Brülhart diz que o sistema de relatórios atual realmente só começou a funcionar em 2013-2014, o que significa que a AIF investiga relatórios de atividades suspeitas e, ao encontrar suspeita de irregularidades, passa o caso ao Promotor de Justiça.
Brülhart não diz isso, mas muitos temem que esses casos - extremamente complexos, como tendem a ser os crimes de colarinho branco - vão além da competência do Promotor de Justiça, que não tem os recursos e o know-how para processá-los.
Mas Brülhart logo me surpreende: ele vai anunciar em breve os primeiros processos por crimes financeiros. "No ano passado começaram os primeiros processos, não são vários, mas demos os primeiros passos.

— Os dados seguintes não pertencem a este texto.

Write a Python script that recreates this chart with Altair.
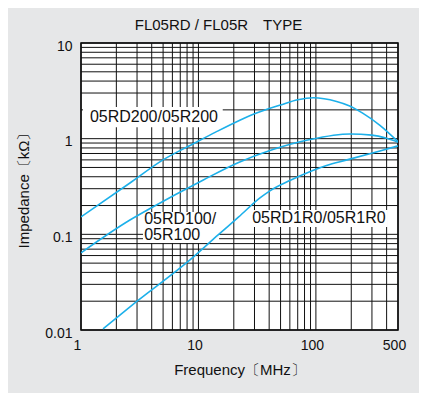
import altair as alt
import pandas as pd

# ---- data ----
freq_200 = [1, 2.61, 4.99, 9.3, 14, 22.5, 30, 50, 70, 95, 150, 194, 250, 351, 500]
imp_200 = [0.152, 0.344, 0.6, 0.9, 1.17, 1.56, 1.82, 2.25, 2.55, 2.68, 2.45, 2.2, 1.85, 1.38, 0.93]

freq_100 = [1, 2.61, 3.87, 11, 21.7, 43, 89, 195, 300, 400, 500]
imp_100 = [0.064, 0.141, 0.186, 0.37, 0.56, 0.77, 0.98, 1.12, 1.09, 1.01, 0.92]

freq_1r0 = [1.54, 3, 8.47, 14.7, 22, 33.4, 40.6, 60, 94, 123, 184, 351, 500]
imp_1r0 = [0.0103, 0.02, 0.054, 0.0986, 0.152, 0.24, 0.285, 0.365, 0.465, 0.525, 0.6, 0.745, 0.84]

x_ticks = [1, 10, 100, 500]
y_ticks = [0.01, 0.1, 1, 10]
x_grid = [m * d for d in (1, 10, 100) for m in range(1, 10) if m * d <= 500]
y_grid = [round(m * d, 4) for d in (0.01, 0.1, 1) for m in range(1, 10)] + [10]

label_text = ["05RD200/05R200", "05RD100/\n05R100", "05RD1R0/05R1R0"]
label_x = [4.18, 3.45, 106]
label_y = [1.69, 0.145, 0.148]
label_align = ["center", "left", "center"]
box_x = [1.04, 3.37, 26.4]
box_x2 = [16.1, 15.0, 410]
box_y = [2.14, 0.171, 0.18]
box_y2 = [1.32, 0.081, 0.119]

curves = pd.concat([
    pd.DataFrame({"f": freq_200, "z": imp_200, "s": "200"}),
    pd.DataFrame({"f": freq_100, "z": imp_100, "s": "100"}),
    pd.DataFrame({"f": freq_1r0, "z": imp_1r0, "s": "1R0"}),
])
labels = pd.DataFrame({"t": label_text, "x": label_x, "y": label_y, "a": label_align})
boxes = pd.DataFrame({"x": box_x, "x2": box_x2, "y": box_y, "y2": box_y2})

FONT = "Liberation Sans"
xs = alt.Scale(type="log", domain=[1, 500], nice=False)
ys = alt.Scale(type="log", domain=[0.01, 10], nice=False)

xaxis = alt.Axis(values=x_ticks, format="~g", grid=False, ticks=False, domain=False,
                 labelFontSize=14, labelColor="#111", labelPadding=8, labelOffset=-4,
                 labelFont=FONT, title="Frequency〔MHz〕", titleFontSize=15,
                 titleFontWeight="normal", titleColor="#111", titlePadding=10, titleFont=FONT,
                 labelFlush=False)
yaxis = alt.Axis(values=y_ticks, format="~g", grid=False, ticks=False, domain=False,
                 labelFontSize=14, labelColor="#111", labelPadding=9, labelOffset=3,
                 labelFont=FONT, title="Impedance〔kΩ〕", titleFontSize=15,
                 titleFontWeight="normal", titleColor="#111", titlePadding=13, titleFont=FONT,
                 labelFlush=False)

vgrid = alt.Chart(pd.DataFrame({"x": x_grid})).mark_rule(color="#111", strokeWidth=1).encode(
    x=alt.X("x:Q", scale=xs, axis=xaxis))
hgrid = alt.Chart(pd.DataFrame({"y": y_grid})).mark_rule(color="#111", strokeWidth=1).encode(
    y=alt.Y("y:Q", scale=ys, axis=yaxis))

rects = alt.Chart(boxes).mark_rect(color="white").encode(
    x=alt.X("x:Q", scale=xs), x2="x2:Q", y=alt.Y("y:Q", scale=ys), y2="y2:Q")

lines = alt.Chart(curves).mark_line(color="#1cb0ea", strokeWidth=1.6, interpolate="monotone",
                                    clip=True).encode(
    x=alt.X("f:Q", scale=xs), y=alt.Y("z:Q", scale=ys), detail="s:N")

texts = []
for al in ["center", "left"]:
    texts.append(alt.Chart(labels[labels.a == al]).mark_text(
        fontSize=16, font=FONT, color="#111", align=al, baseline="middle", lineHeight=16,
        lineBreak="\n"
    ).encode(x=alt.X("x:Q", scale=xs), y=alt.Y("y:Q", scale=ys), text="t:N"))

chart = alt.layer(vgrid, hgrid, rects, lines, *texts).properties(
    width=317, height=287,
    autosize=alt.AutoSizeParams(type="none"),
    padding={"left": 73, "top": 35, "right": 21, "bottom": 63},
    background="#e6e7e8",
    title=alt.TitleParams("FL05RD / FL05R　TYPE", fontSize=15, font=FONT,
                          fontWeight="normal", color="#111", offset=6, dx=-21),
).configure_view(fill="white", stroke="#000", strokeWidth=1.5)

chart.save("out.html", embed_options={"renderer": "svg", "actions": False})
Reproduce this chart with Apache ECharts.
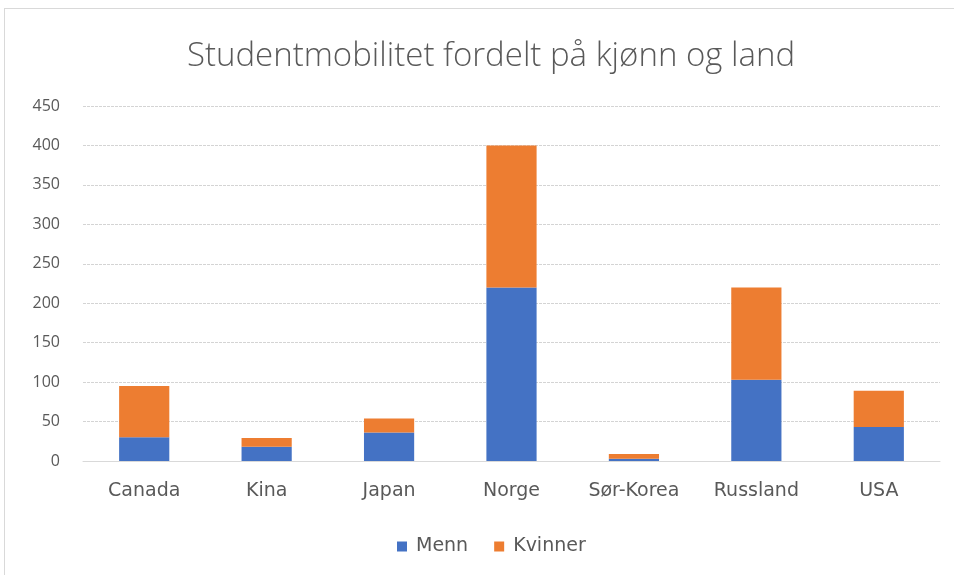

É um processo, mas que está sendo resolvido e nós publicaremos os dados relevantes em breve."
Ele concorda com MoneyVal que esta é uma "questão-chave". Se ninguém for processado pelo novo quadro regulamentar, não há por quê. "Começou em algum ponto e tem que terminar em outro, é preciso percorrer toda a cadeia", considera ele.
Mas enquanto houver tais obstáculos - "às vezes há pedras e montanhas" - Brülhart não cai no erro de se ver indo contra o sistema. "Estamos juntos neste caminho", descreve.
Então, que lições - perguntou - ele pode compartilhar sobre coordenar a mudança em instituições estabelecidas?
Brülhart começa mostrando as atitudes que fizeram com que ele conquistasse amigos em Roma - ele não é o reformador, mas "apenas um humilde servo", a mudança é o trabalho em equipe, e assim por diante. Ele não menciona o papa nem acha que tudo vem da Santa Marta. O principal agente de transformação, diz ele, é que esta é a coisa certa a fazer - e é por isso que ele não pensa que a mudança vai acontecer em um futuro papado. A partir disto, ele tinha duas sugestões.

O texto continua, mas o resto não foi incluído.